◆ PROBLEM DESCRIPTION: Search the listing below for the word "matplotlib" and copy each line that holds it.

□ □ □

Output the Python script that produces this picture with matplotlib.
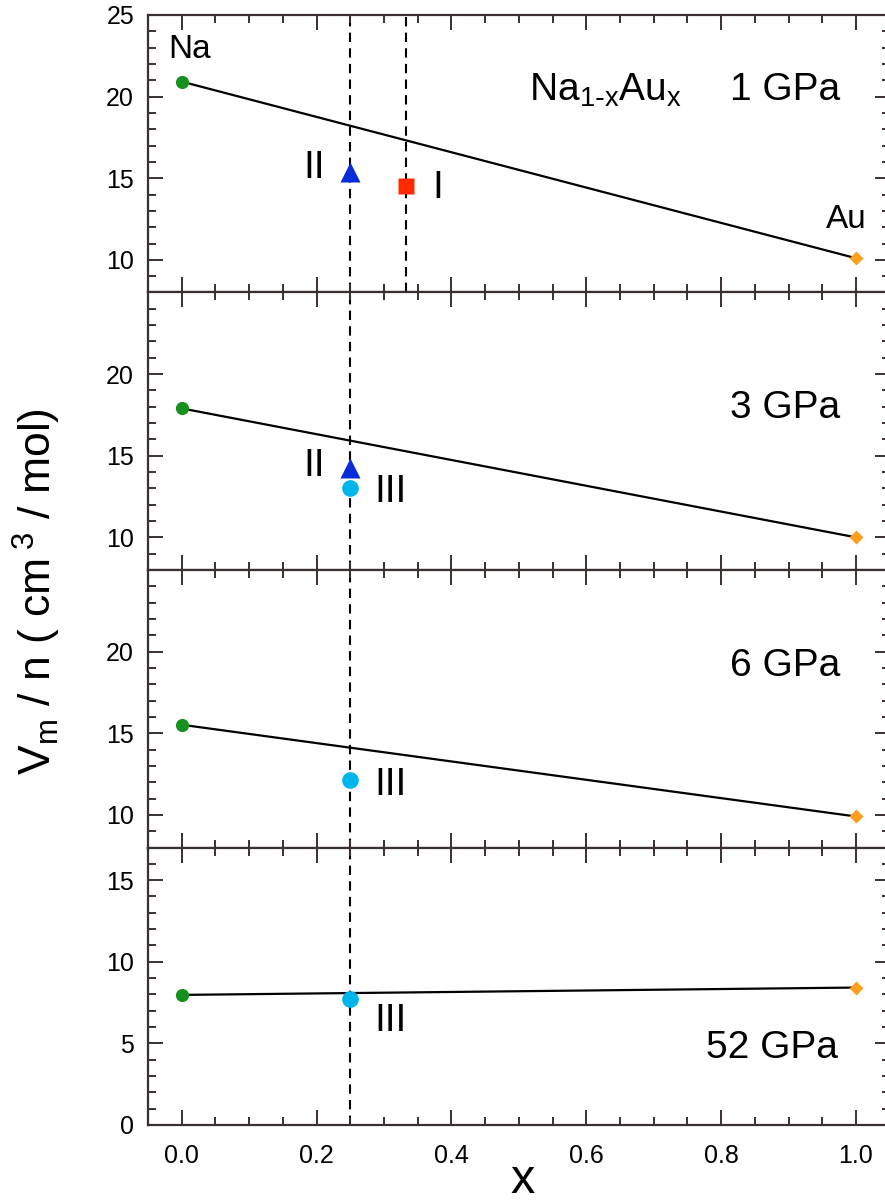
import matplotlib
matplotlib.use("Agg")
import matplotlib.pyplot as plt
from matplotlib.ticker import MultipleLocator

plt.rcParams['font.family'] = ['Liberation Sans', 'DejaVu Sans']
plt.rcParams['mathtext.default'] = 'regular'

# data: molar volume per atom at x=0 (Na), x=1 (Au)
pressures = ["1 GPa", "3 GPa", "6 GPa", "52 GPa"]
na_vol = [20.92, 17.9, 15.52, 7.97]
au_vol = [10.1, 10.0, 9.9, 8.42]
# phase II (x=0.25, triangles)
x_II = 0.25
vol_II = [15.37, 14.25, None, None]
# phase III (x=0.25, circles)
x_III = 0.25
vol_III = [None, 13.0, 12.15, 7.7]
# phase I (x=1/3, square) only at 1 GPa
x_I = 0.333
vol_I = [14.5, None, None, None]

ylims = [(8, 25), (8, 25), (8, 25), (0, 17)]
yticks = [[10, 15, 20, 25], [10, 15, 20], [10, 15, 20], [0, 5, 10, 15]]

spine_col = '#3a3030'
c_na = '#17911e'
c_au = '#ff9e1f'
c_II = '#0a2bd9'
c_III = '#00b4ec'
c_I = '#ff2a00'

W, H = 885, 1201
fig = plt.figure(figsize=(W / 100, H / 100), dpi=100)

left = 148 / W
width = (889.7 - 148) / W
top_px = 15
ph = 277.5

axes = []
for i in range(4):
    bottom = 1 - (top_px + ph * (i + 1)) / H
    ax = fig.add_axes([left, bottom, width, ph / H])
    axes.append(ax)
    ax.set_xlim(-0.05, 1.05)
    ax.set_ylim(*ylims[i])
    ax.set_yticks(yticks[i])
    ax.yaxis.set_minor_locator(MultipleLocator(1))
    ax.xaxis.set_major_locator(MultipleLocator(0.2))
    ax.xaxis.set_minor_locator(MultipleLocator(0.05))
    ax.tick_params(which='both', direction='in', top=True, right=True,
                   color=spine_col, width=1.4)
    ax.tick_params(which='major', length=10.5)
    ax.tick_params(which='minor', length=5.5)
    ax.tick_params(axis='y', labelsize=18, pad=10)
    ax.tick_params(axis='x', labelsize=18, pad=14)
    for s in ax.spines.values():
        s.set_color(spine_col)
        s.set_linewidth(1.6)
    if i < 3:
        ax.tick_params(labelbottom=False)
    else:
        ax.set_xticks([0, 0.2, 0.4, 0.6, 0.8, 1.0])
        ax.set_xticklabels(['0.0', '0.2', '0.4', '0.6', '0.8', '1.0'])

    ax.axvline(0.25, color='black', ls=(0, (4.5, 3)), lw=1.5, zorder=1)
    if i == 0:
        ax.axvline(x_I, color='black', ls=(0, (4.5, 3)), lw=1.5, zorder=1)

    ax.plot([0, 1], [na_vol[i], au_vol[i]], color='black', lw=1.6, zorder=2)
    ax.plot([0], [na_vol[i]], 'o', color=c_na, ms=9.5, mec='none', zorder=4)
    ax.plot([1], [au_vol[i]], 'D', color=c_au, ms=7.5, mec='none', zorder=4)
    if vol_II[i] is not None:
        ax.plot([x_II], [vol_II[i]], '^', color=c_II, ms=15, mec='none', zorder=4)
    if vol_III[i] is not None:
        ax.plot([x_III], [vol_III[i]], 'o', color=c_III, ms=12, mec='none', zorder=4)
    if vol_I[i] is not None:
        ax.plot([x_I], [vol_I[i]], 's', color=c_I, ms=11, mec='none', zorder=4)

fs = 28
a = axes[0]
a.text(0.012, 22.9, 'Na', fontsize=24, ha='center', va='center')
a.text(0.985, 12.5, 'Au', fontsize=24, ha='center', va='center')
a.text(0.628, 20.4, r'Na$_{1\text{-}x}$Au$_x$', fontsize=fs, ha='center', va='center')
a.text(0.895, 20.4, '1 GPa', fontsize=fs, ha='center', va='center')
a.text(0.197, 15.6, 'II', fontsize=fs, ha='center', va='center')
a.text(0.38, 14.4, 'I', fontsize=fs, ha='center', va='center')

a = axes[1]
a.text(0.895, 17.9, '3 GPa', fontsize=fs, ha='center', va='center')
a.text(0.197, 14.4, 'II', fontsize=fs, ha='center', va='center')
a.text(0.31, 12.8, 'III', fontsize=fs, ha='center', va='center')

a = axes[2]
a.text(0.895, 19.1, '6 GPa', fontsize=fs, ha='center', va='center')
a.text(0.31, 11.85, 'III', fontsize=fs, ha='center', va='center')

a = axes[3]
a.text(0.875, 4.7, '52 GPa', fontsize=fs, ha='center', va='center')
a.text(0.31, 6.4, 'III', fontsize=fs, ha='center', va='center')

fig.text(37 / W, 1 - 592 / H, r'V$_m$ / n ( cm$\,^3$ / mol)', rotation=90,
         fontsize=32, ha='center', va='center')
fig.text(523 / W, 8 / H, 'x', fontsize=35, ha='center', va='baseline')

fig.savefig('out.png', dpi=100)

□ □ □

◆ PROBLEM SOLUTION:
Output the Python script that produces this picture with matplotlib.
import matplotlib
matplotlib.use("Agg")
import matplotlib.pyplot as plt
from matplotlib.ticker import MultipleLocator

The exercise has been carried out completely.